▶ [Directions for this task] Copy the data that follows exactly. Include no pictures.

┌─ Stored data

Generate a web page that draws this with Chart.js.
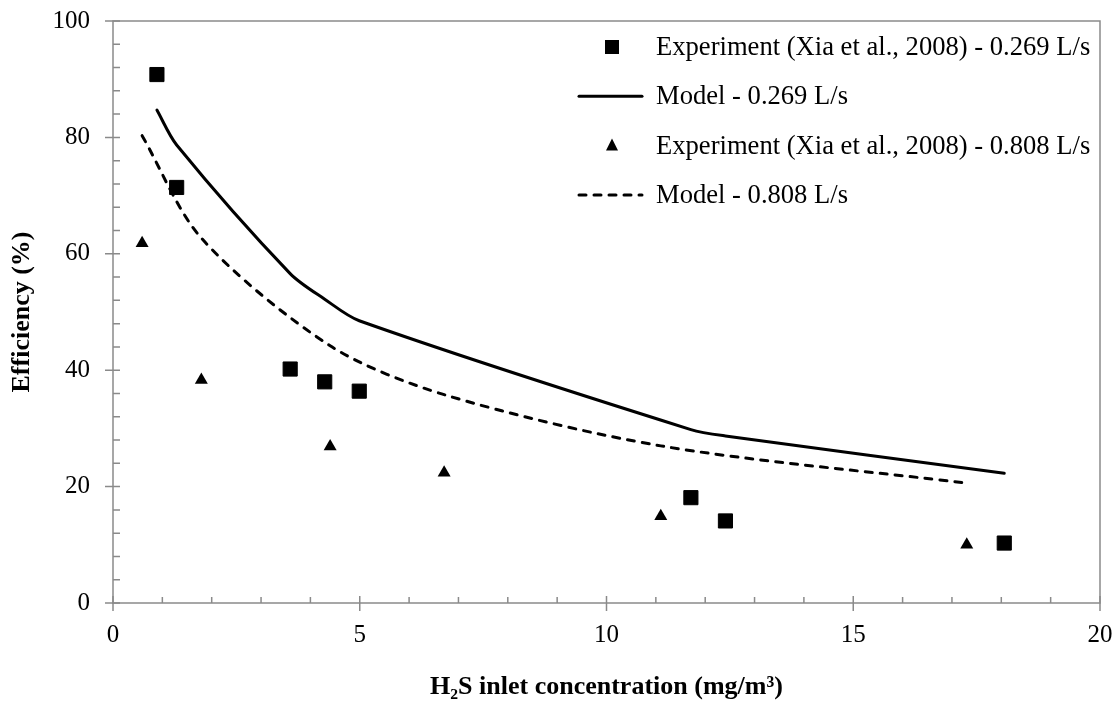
<!DOCTYPE html>
<html>
<head>
<meta charset="utf-8">
<script src="https://cdn.jsdelivr.net/npm/chart.js@4.4.1/dist/chart.umd.min.js"></script>
<style>
  body { margin: 0; background: #fff; }
  canvas { display: block; }
</style>
</head>
<body>
<canvas id="chart" width="1118" height="704"></canvas>
<script>
// values
const expLowX = [0.89, 1.29, 3.59, 4.29, 4.99, 11.71, 12.41, 18.06];
const expLowY = [90.8, 71.4, 40.2, 38.0, 36.4, 18.1, 14.1, 10.3];
const modelLowY = [84.7, 78.7, 56.6, 52.2, 48.5, 29.8, 28.7, 22.3];

const expHighX = [0.59, 1.79, 4.40, 6.71, 11.10, 17.30];
const expHighY = [61.8, 38.3, 26.9, 22.4, 14.9, 10.0];
const modelHighY = [80.3, 62.7, 44.2, 35.8, 27.0, 20.6];

const seriesLabels = [
  'Experiment (Xia et al., 2008) - 0.269 L/s',
  'Model - 0.269 L/s',
  'Experiment (Xia et al., 2008) - 0.808 L/s',
  'Model - 0.808 L/s',
];

const xTicks = [0, 5, 10, 15, 20];
const yTicks = [0, 20, 40, 60, 80, 100];
const xTitle = 'H\u2082S inlet concentration (mg/m\u00b3)';
const yTitle = 'Efficiency (%)';

const axisGray = '#8a8a8a';
const serif = '"Liberation Serif", "Times New Roman", serif';

const pts = (xs, ys) => xs.map((x, i) => ({ x: x, y: ys[i] }));

// frame + tick marks (major crossing, minor inside)
const framePlugin = {
  id: 'frame',
  afterDraw(chart) {
    const { ctx, chartArea: a, scales: { x, y } } = chart;
    ctx.save();
    ctx.strokeStyle = axisGray;
    ctx.lineWidth = 1.5;
    ctx.strokeRect(a.left, a.top, a.right - a.left, a.bottom - a.top);
    ctx.beginPath();
    for (let v = 0; v <= 20; v++) {
      const px = x.getPixelForValue(v);
      const major = v % 5 === 0;
      ctx.moveTo(px, a.bottom - (major ? 7 : 6));
      ctx.lineTo(px, a.bottom + (major ? 8 : 0));
    }
    for (let v = 0; v <= 100; v += 4) {
      const py = y.getPixelForValue(v);
      const major = v % 20 === 0;
      ctx.moveTo(a.left - (major ? 8 : 0), py);
      ctx.lineTo(a.left + 7, py);
    }
    ctx.stroke();
    ctx.restore();
  }
};

// legend inside the plot, top right
const legendPlugin = {
  id: 'insideLegend',
  afterDraw(chart) {
    const ctx = chart.ctx;
    const rowY = 47, rowGap = 49.3;
    const markX = 612, textX = 656;
    ctx.save();
    ctx.font = '26.6px ' + serif;
    ctx.textBaseline = 'middle';
    ctx.textAlign = 'left';
    chart.data.datasets.forEach((ds, i) => {
      const cy = rowY + i * rowGap;
      ctx.fillStyle = '#000';
      ctx.strokeStyle = '#000';
      if (ds.showLine) {
        ctx.lineWidth = ds.borderWidth;
        ctx.lineCap = ds.borderCapStyle || 'butt';
        ctx.setLineDash(ds.borderDash || []);
        ctx.beginPath();
        ctx.moveTo(579, cy);
        ctx.lineTo(642, cy);
        ctx.stroke();
        ctx.setLineDash([]);
      } else if (ds.pointStyle === 'rect') {
        ctx.fillRect(markX - 7, cy - 7, 14, 14);
      } else {
        ctx.beginPath();
        ctx.moveTo(markX, cy - 7);
        ctx.lineTo(markX + 6, cy + 5);
        ctx.lineTo(markX - 6, cy + 5);
        ctx.closePath();
        ctx.fill();
      }
      ctx.fillText(ds.label, textX, cy + 1);
    });
    ctx.restore();
  }
};

new Chart(document.getElementById('chart'), {
  type: 'scatter',
  data: {
    datasets: [
      {
        label: seriesLabels[0],
        data: pts(expLowX, expLowY),
        pointStyle: 'rect',
        pointRadius: 10,
        pointBorderWidth: 1,
        backgroundColor: '#000',
        borderColor: '#000',
        order: 1,
      },
      {
        label: seriesLabels[1],
        data: pts(expLowX, modelLowY),
        showLine: true,
        borderColor: '#000',
        borderWidth: 3,
        borderCapStyle: 'round',
        tension: 0.3,
        pointRadius: 0,
        order: 2,
      },
      {
        label: seriesLabels[2],
        data: pts(expHighX, expHighY),
        pointStyle: 'triangle',
        pointRadius: 7.5,
        pointBorderWidth: 0,
        backgroundColor: '#000',
        borderColor: '#000',
        order: 1,
      },
      {
        label: seriesLabels[3],
        data: pts(expHighX, modelHighY),
        showLine: true,
        borderColor: '#000',
        borderWidth: 3,
        borderDash: [7, 8],
        borderCapStyle: 'round',
        tension: 0.3,
        pointRadius: 0,
        order: 2,
      },
    ],
  },
  options: {
    responsive: false,
    animation: false,
    layout: { padding: { top: 21, right: 18, left: 0, bottom: 0 } },
    plugins: {
      legend: { display: false },
      tooltip: { enabled: false },
    },
    scales: {
      x: {
        type: 'linear',
        min: 0,
        max: 20,
        afterBuildTicks: (s) => { s.ticks = xTicks.map(v => ({ value: v })); },
        afterFit: (s) => { s.height = 101; s.paddingLeft = 0; s.paddingRight = 0; },
        grid: { display: false, drawTicks: false },
        border: { display: false },
        ticks: { color: '#000', padding: 17, font: { family: serif, size: 25 } },
        title: {
          display: true,
          text: xTitle,
          color: '#000',
          padding: { top: 0, bottom: 1 },
          font: { family: serif, size: 26, weight: 'bold' },
        },
      },
      y: {
        type: 'linear',
        min: 0,
        max: 100,
        afterBuildTicks: (s) => { s.ticks = yTicks.map(v => ({ value: v })); },
        afterFit: (s) => { s.width = 113; s.paddingTop = 0; s.paddingBottom = 0; },
        grid: { display: false, drawTicks: false },
        border: { display: false },
        ticks: { color: '#000', padding: 23, font: { family: serif, size: 25 } },
        title: {
          display: true,
          text: yTitle,
          color: '#000',
          padding: { top: 7, bottom: 0 },
          font: { family: serif, size: 26, weight: 'bold' },
        },
      },
    },
  },
  plugins: [framePlugin, legendPlugin],
});
</script>
</body>
</html>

└─

▶ [Solution to this exercise]
Generate a web page that draws this with Chart.js.
<!DOCTYPE html>
<html>
<head>
<meta charset="utf-8">
<script src="https://cdn.jsdelivr.net/npm/chart.js@4.4.1/dist/chart.umd.min.js"></script>
<style>
  body { margin: 0; background: #fff; }
  canvas { display: block; }
</style>
</head>
<body>
<canvas id="chart" width="1118" height="704"></canvas>
<script>
// values
const expLowX = [0.89, 1.29, 3.59, 4.29, 4.99, 11.71, 12.41, 18.06];
const expLowY = [90.8, 71.4, 40.2, 38.0, 36.4, 18.1, 14.1, 10.3];
const modelLowY = [84.7, 78.7, 56.6, 52.2, 48.5, 29.8, 28.7, 22.3];

const expHighX = [0.59, 1.79, 4.40, 6.71, 11.10, 17.30];
const expHighY = [61.8, 38.3, 26.9, 22.4, 14.9, 10.0];
const modelHighY = [80.3, 62.7, 44.2, 35.8, 27.0, 20.6];

const seriesLabels = [
  'Experiment (Xia et al., 2008) - 0.269 L/s',
  'Model - 0.269 L/s',
  'Experiment (Xia et al., 2008) - 0.808 L/s',
  'Model - 0.808 L/s',
];

const xTicks = [0, 5, 10, 15, 20];
const yTicks = [0, 20, 40, 60, 80, 100];
const xTitle = 'H\u2082S inlet concentration (mg/m\u00b3)';
const yTitle = 'Efficiency (%)';

const axisGray = '#8a8a8a';
const serif = '"Liberation Serif", "Times New Roman", serif';

const pts = (xs, ys) => xs.map((x, i) => ({ x: x, y: ys[i] }));

// frame + tick marks (major crossing, minor inside)
const framePlugin = {
  id: 'frame',
  afterDraw(chart) {
    const { ctx, chartArea: a, scales: { x, y } } = chart;
    ctx.save();
    ctx.strokeStyle = axisGray;
    ctx.lineWidth = 1.5;
    ctx.strokeRect(a.left, a.top, a.right - a.left, a.bottom - a.top);
    ctx.beginPath();
    for (let v = 0; v <= 20; v++) {
      const px = x.getPixelForValue(v);
      const major = v % 5 === 0;
      ctx.moveTo(px, a.bottom - (major ? 7 : 6));
      ctx.lineTo(px, a.bottom + (major ? 8 : 0));
    }
    for (let v = 0; v <= 100; v += 4) {
      const py = y.getPixelForValue(v);
      const major = v % 20 === 0;
      ctx.moveTo(a.left - (major ? 8 : 0), py);
      ctx.lineTo(a.left + 7, py);
    }
    ctx.stroke();
    ctx.restore();
  }
};

// legend inside the plot, top right
const legendPlugin = {
  id: 'insideLegend',
  afterDraw(chart) {
    const ctx = chart.ctx;
    const rowY = 47, rowGap = 49.3;
    const markX = 612, textX = 656;
    ctx.save();
    ctx.font = '26.6px ' + serif;
    ctx.textBaseline = 'middle';
    ctx.textAlign = 'left';
    chart.data.datasets.forEach((ds, i) => {
      const cy = rowY + i * rowGap;
      ctx.fillStyle = '#000';
      ctx.strokeStyle = '#000';
      if (ds.showLine) {
        ctx.lineWidth = ds.borderWidth;
        ctx.lineCap = ds.borderCapStyle || 'butt';
        ctx.setLineDash(ds.borderDash || []);
        ctx.beginPath();
        ctx.moveTo(579, cy);
        ctx.lineTo(642, cy);
        ctx.stroke();
        ctx.setLineDash([]);
      } else if (ds.pointStyle === 'rect') {
        ctx.fillRect(markX - 7, cy - 7, 14, 14);
      } else {
        ctx.beginPath();
        ctx.moveTo(markX, cy - 7);
        ctx.lineTo(markX + 6, cy + 5);
        ctx.lineTo(markX - 6, cy + 5);
        ctx.closePath();
        ctx.fill();
      }
      ctx.fillText(ds.label, textX, cy + 1);
    });
    ctx.restore();
  }
};

new Chart(document.getElementById('chart'), {
  type: 'scatter',
  data: {
    datasets: [
      {
        label: seriesLabels[0],
        data: pts(expLowX, expLowY),
        pointStyle: 'rect',
        pointRadius: 10,
        pointBorderWidth: 1,
        backgroundColor: '#000',
        borderColor: '#000',
        order: 1,
      },
      {
        label: seriesLabels[1],
        data: pts(expLowX, modelLowY),
        showLine: true,
        borderColor: '#000',
        borderWidth: 3,
        borderCapStyle: 'round',
        tension: 0.3,
        pointRadius: 0,
        order: 2,
      },
      {
        label: seriesLabels[2],
        data: pts(expHighX, expHighY),
        pointStyle: 'triangle',
        pointRadius: 7.5,
        pointBorderWidth: 0,
        backgroundColor: '#000',
        borderColor: '#000',
        order: 1,
      },
      {
        label: seriesLabels[3],
        data: pts(expHighX, modelHighY),
        showLine: true,
        borderColor: '#000',
        borderWidth: 3,
        borderDash: [7, 8],
        borderCapStyle: 'round',
        tension: 0.3,
        pointRadius: 0,
        order: 2,
      },
    ],
  },
  options: {
    responsive: false,
    animation: false,
    layout: { padding: { top: 21, right: 18, left: 0, bottom: 0 } },
    plugins: {
      legend: { display: false },
      tooltip: { enabled: false },
    },
    scales: {
      x: {
        type: 'linear',
        min: 0,
        max: 20,
        afterBuildTicks: (s) => { s.ticks = xTicks.map(v => ({ value: v })); },
        afterFit: (s) => { s.height = 101; s.paddingLeft = 0; s.paddingRight = 0; },
        grid: { display: false, drawTicks: false },
        border: { display: false },
        ticks: { color: '#000', padding: 17, font: { family: serif, size: 25 } },
        title: {
          display: true,
          text: xTitle,
          color: '#000',
          padding: { top: 0, bottom: 1 },
          font: { family: serif, size: 26, weight: 'bold' },
        },
      },
      y: {
        type: 'linear',
        min: 0,
        max: 100,
        afterBuildTicks: (s) => { s.ticks = yTicks.map(v => ({ value: v })); },
        afterFit: (s) => { s.width = 113; s.paddingTop = 0; s.paddingBottom = 0; },
        grid: { display: false, drawTicks: false },
        border: { display: false },
        ticks: { color: '#000', padding: 23, font: { family: serif, size: 25 } },
        title: {
          display: true,
          text: yTitle,
          color: '#000',
          padding: { top: 7, bottom: 0 },
          font: { family: serif, size: 26, weight: 'bold' },
        },
      },
    },
  },
  plugins: [framePlugin, legendPlugin],
});
</script>
</body>
</html>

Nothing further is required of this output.